Serie D
- Season: 2022–23
- Champions: Sestri Levante (1st title)
- Promoted: Sestri Levante Lumezzane Legnago Giana Erminio Arezzo Pineto Sorrento Brindisi Catania Casertana

= 2022–23 Serie D =

The 2022–23 Serie D was the seventy-third season of the top-level Italian non-professional football championship. It represents the fourth tier in the Italian football league system.

== Rules ==
The season will provide a total of nine promotions to Serie C (those being the winners of all nine groups). Teams placed between second and fifth for each group will play a so-called "playoff tournament" starting with two one-legged games played at the best-placed team's home venue:

- 2nd-placed team vs 5th-placed team;
- 3rd-placed team vs 4th-placed team.

In case of a draw by the end of the game, two extra times will be played; in case of no winner after that, the best-placed team will advance to the final.

The two winning teams will then play a one-legged final, to be hosted at the best-placed team's home venue, with the same rules as in the first round. The nine playoff winners for each group will be prioritised to fill any potential Serie C league vacancies.
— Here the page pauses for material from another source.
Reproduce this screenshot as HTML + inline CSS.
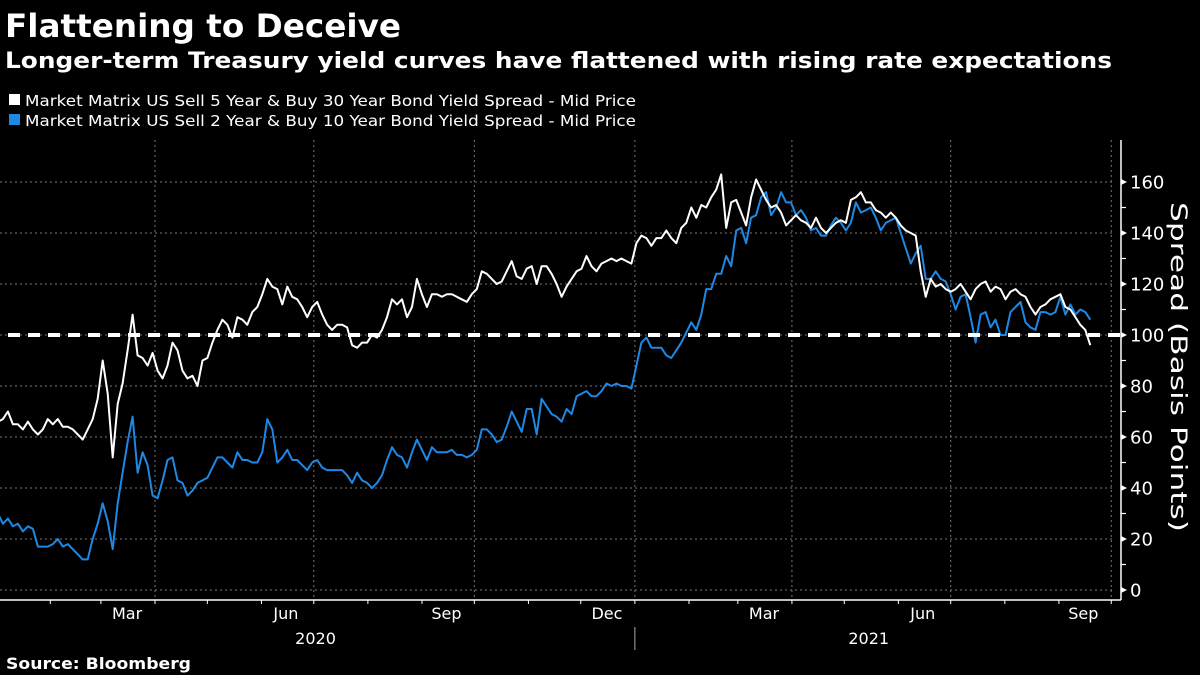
<!DOCTYPE html>
<html><head><meta charset="utf-8"><style>
html,body{margin:0;padding:0;background:#000;}
svg{display:block;}
text{font-family:"DejaVu Sans","Liberation Sans",sans-serif;fill:#fff;}
</style></head><body>
<svg id="chart" width="1200" height="675" viewBox="0 0 1200 675" xmlns="http://www.w3.org/2000/svg">
<rect width="1200" height="675" fill="#000"/>
<text x="5" y="37" font-size="32" font-weight="bold" textLength="396" lengthAdjust="spacingAndGlyphs">Flattening to Deceive</text>
<text x="5" y="68" font-size="22" font-weight="bold" textLength="1107" lengthAdjust="spacingAndGlyphs">Longer-term Treasury yield curves have flattened with rising rate expectations</text>
<g>
<g><rect x="9" y="94" width="11" height="11" fill="#fff"/><text x="25" y="106" font-size="15.5" textLength="611" lengthAdjust="spacingAndGlyphs" fill="#ddd">Market Matrix US Sell 5 Year &amp; Buy 30 Year Bond Yield Spread - Mid Price</text></g>
<g><rect x="9" y="114" width="11" height="11" fill="#1e88e5"/><text x="25" y="126" font-size="15.5" textLength="611" lengthAdjust="spacingAndGlyphs" fill="#ddd">Market Matrix US Sell 2 Year &amp; Buy 10 Year Bond Yield Spread - Mid Price</text></g>
</g>
<g id="grid"></g>
<g id="axes"></g>
<g id="series"></g>
<text transform="translate(1171,367) rotate(90)" text-anchor="middle" font-size="22" textLength="330" lengthAdjust="spacingAndGlyphs">Spread (Basis Points)</text>
<text x="6" y="669" font-size="16" font-weight="bold" textLength="185" lengthAdjust="spacingAndGlyphs">Source: Bloomberg</text>
</svg>
<script>
const startDate = "2020-01-02";
const endDate = "2021-09-19";
const yTicks = [0,20,40,60,80,100,120,140,160];
const referenceLevel = [100];
const monthLabels = ["Mar","Jun","Sep","Dec","Mar","Jun","Sep"];
const monthLabelDates = ["2020-03-16","2020-06-15","2020-09-15","2020-12-16","2021-03-16","2021-06-15","2021-09-15"];
const yearLabels = ["2020","2021"];
const yearLabelDates = ["2020-07-02","2021-05-15"];
const fiveThirty = [66,67,70,65,65,63,66,63,61,63,67,65,67,64,64,63,61,59,63,67,75,90,77,52,73,81,94,108,92,91,88,93,86,83,88,97,94,86,83,84,80,90,91,97,102,106,104,99,107,106,104,109,111,116,122,119,118,112,119,115,114,111,107,111,113,108,104,102,104,104,103,96,95,97,97,100,
99,102,107,114,112,114,107,111,122,116,111,116,116,115,116,116,115,114,113,116,118,125,124,122,120,121,125,129,123,122,126,127,120,127,127,124,120,115,119,122,125,126,131,127,125,128,129,130,129,130,129,128,136,139,138,135,138,138,141,138,136,142,144,150,146,151,150,154,157,163,142,152,153,148,143,154,
161,157,153,150,151,148,143,145,147,145,144,142,146,142,140,142,144,145,144,153,154,156,152,152,149,148,146,148,146,143,141,140,139,125,115,122,119,120,118,117,118,120,117,114,118,120,121,117,119,118,114,117,118,116,115,111,108,111,112,114,115,116,111,110,107,104,102,96];
const twoTen = [30,26,28,25,26,23,25,24,17,17,17,18,20,17,18,16,14,12,12,20,26,34,27,16,34,46,58,68,46,54,49,37,36,43,51,52,43,42,37,39,42,43,44,48,52,52,50,48,54,51,51,50,50,54,67,63,50,52,55,51,51,49,47,50,51,48,47,47,47,47,45,42,46,43,42,40,
42,45,51,56,53,52,48,54,59,55,51,56,54,54,54,55,53,53,52,53,55,63,63,61,58,59,64,70,66,62,71,71,61,75,72,69,68,66,71,69,76,77,78,76,76,78,81,80,81,80,80,79,88,97,99,95,95,95,92,91,94,97,101,105,102,108,118,118,124,124,131,127,141,142,136,146,
147,154,156,147,150,156,152,152,147,149,146,141,142,139,139,143,146,144,141,144,152,148,149,150,146,141,144,145,146,140,134,128,132,135,122,122,125,122,121,116,110,115,116,107,97,108,109,103,106,100,100,109,111,113,105,103,102,109,109,108,109,115,108,112,108,110,109,106];

const NS="http://www.w3.org/2000/svg";
const DAY=86400000;
const x0Date=Date.parse("2020-04-01"), pxPerDay=1.745, xAtRef=155;
function xScale(dateMs){return xAtRef+(dateMs-x0Date)/DAY*pxPerDay;}
function yScale(v){return 590-2.55*v;}
const axisX=1121, gridRight=1115;
function mk(tag,attrs,parent){const e=document.createElementNS(NS,tag);for(const k in attrs)e.setAttribute(k,attrs[k]);parent.appendChild(e);return e;}
const grid=document.getElementById('grid'), axes=document.getElementById('axes'), series=document.getElementById('series');

yTicks.forEach(v=>{
  const y=yScale(v);
  const g=mk('line',{x1:0,x2:gridRight,y1:y,y2:y,stroke:'#777','stroke-width':1,'stroke-dasharray':'2,3'},grid);
  
  
  const t=mk('polygon',{points:`${axisX},${y-3} ${axisX+6},${y} ${axisX},${y+3}`,fill:'#fff'},axes);
  
  
  const lab=mk('text',{x:axisX+9,y:y+6.5,'font-size':18},axes);
  lab.textContent=v;
  
  
});
for(let v=10;v<170;v+=20){
  const y=yScale(v);
  const t=mk('line',{x1:axisX,x2:axisX+5,y1:y,y2:y,stroke:'#fff','stroke-width':1.2},axes);
  
  
}
for(let m=1;m<=21;m++){
  const d=Date.UTC(2020,m,1), x=xScale(d);
  if(m%3===0){
    const g=mk('line',{x1:x,x2:x,y1:140,y2:600,stroke:'#777','stroke-width':1,'stroke-dasharray':'2,3'},grid);
    
    
  }
  const t=mk('line',{x1:x,x2:x,y1:600,y2:604,stroke:'#fff','stroke-width':1},axes);
  
  
}
const xa=mk('line',{x1:0,x2:axisX,y1:600,y2:600,stroke:'#fff','stroke-width':1.5},axes);


const ya=mk('line',{x1:axisX,x2:axisX,y1:140,y2:600,stroke:'#fff','stroke-width':1.5},axes);


monthLabels.forEach((m,i)=>{
  const t=mk('text',{x:xScale(Date.parse(monthLabelDates[i])),y:619,'font-size':16,'text-anchor':'middle'},axes);
  t.textContent=m;
  
  
});
yearLabels.forEach((yr,i)=>{
  const t=mk('text',{x:xScale(Date.parse(yearLabelDates[i])),y:644,'font-size':16,'text-anchor':'middle'},axes);
  t.textContent=yr;
  
  
});
const sep=mk('line',{x1:xScale(Date.UTC(2021,0,1)),x2:xScale(Date.UTC(2021,0,1)),y1:627,y2:650,stroke:'#aaa','stroke-width':1},axes);



function drawSeries(vals,color,name){
  const s=Date.parse(startDate), e=Date.parse(endDate), n=vals.length;
  const pts=vals.map((v,i)=>xScale(s+(e-s)*i/(n-1)).toFixed(1)+','+yScale(v).toFixed(1));
  const p=mk('polyline',{points:pts.join(' '),fill:'none',stroke:color,'stroke-width':2,'stroke-linejoin':'round'},series);
  
  
}
drawSeries(twoTen,'#1e88e5','line-2s10s');
drawSeries(fiveThirty,'#ffffff','line-5s30s');
const ry=yScale(referenceLevel[0]);
const ref=mk('line',{x1:8,x2:axisX,y1:ry,y2:ry,stroke:'#fff','stroke-width':4,'stroke-dasharray':'12,8'},series);


</script>
</body></html>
The two bottom-placed teams for each league group are automatically relegated to Eccellenza. Two two-legged relegation playoff games (known in Italian as "play-out") will therefore be played between:

- 13th-placed team vs 16th-placed team (for 18-team groups), or 15th-placed team vs 18th-placed team (for 20-team groups);
- 14th-placed team vs 15th-placed team (for 18-team groups), or 16th-placed team vs 17th-placed team (for 20-team groups).

Two extra times will be played in case of an aggregate draw after the second leg; in case of a further aggregate draw, the worst-placed team will be relegated.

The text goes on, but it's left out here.